Thankfully, God grows and sanctifies us. The more we understand who we are in Christ, the less we care about appearances, being right, looking good in front of others, or any of that other stuff. :-)
Heather Gray says
My husband will occasionally comment about our son’s penchant for figuring things out the hard way and not listening to wisdom born from experience. The truth is, he does listen to us and take our advice…just not all the time. ;-) And if I’m being honest, when I was in my early 20s, one of my high school teachers encouraged me to learn from other people’s mistakes and absorb the wisdom of my elders…and I told her I’d rather make my own mistakes and figure things out by myself. Somehow I thought that meant my life would be more authentic…? Instead, it was just harder. ^_^
Stubbornness…sigh. Yeah, that’s a hard one. It’s not always tied to pride, but I think it often is. And pride is unattractive (I think I said this earlier) regardless of the gender of the person exhibiting it.
Heather Gray says
I just want to point out that as I’m typing this, your comment is the “last word” on this post. ^_^
I wonder what motivates someone to feel compelled to get the last word. Is it a fear of not being heard? Is it pride or arrogance? Is it believing that they’re right and the other person is wrong? Is it insecurity? Hmm. That’s something to ponder.
Heather Gray says
I love it when people (fictional or otherwise) use humor to handle a situation. Humor does such a good job of diffusing tense situations and conflicts. (Granted, most of the conflicts I handled were between my kids or students…but still. Humor rocks!)
It’s hard to cope when people try to make us feel inadequate. Whether it’s their normal self or a change due to age – it’s just hard. It’s easier to weather those kinds of remarks and comments when we know who we are in Christ, when we put our worth at the foot of the cross and not in anything that we can do or say.

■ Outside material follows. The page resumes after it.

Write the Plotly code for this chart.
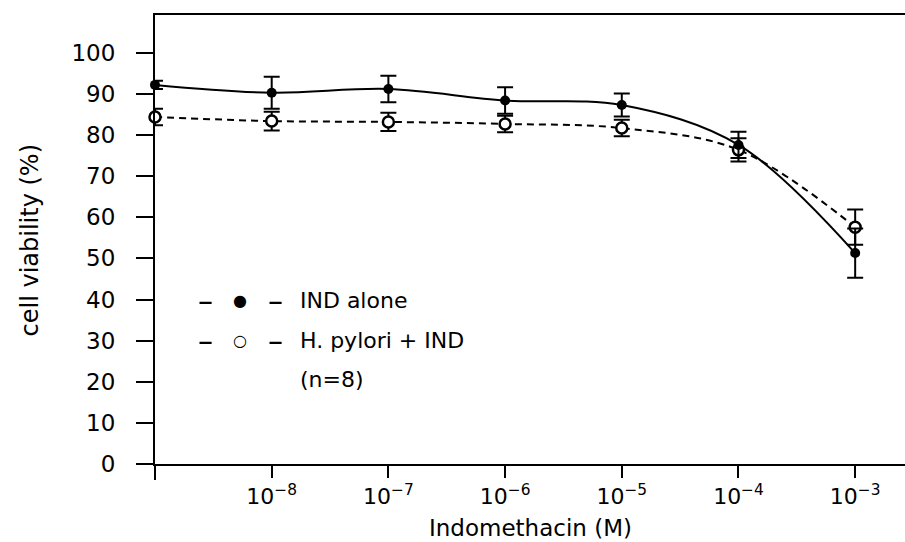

I remember when my son was little, I would tell him to do something, and he would tell me no – but then he would go and do exactly what I’d told him to do. My husband would get so frustrated with him for saying no, and I was more of the “actions speak louder than words” category. Granted, my son was two or three at the time… ;)
Merrillee Whren says
Thinking that they know how to do everything without reading the directions. Not naming any names. :)
Debra J Pruss says
You may have a male character with a mental health issue, but does not see he has a problem. A character could be disabled physically or mentally. A character may have previously had an addiction. Maybe the character is not working right now. Thank you for sharing. God bless you.
Amy Perrault says
I would say when the men are wrong but blame someone else.
Sylvain P says
There’s a few & it’s a lot to do with the parents lying to there kids.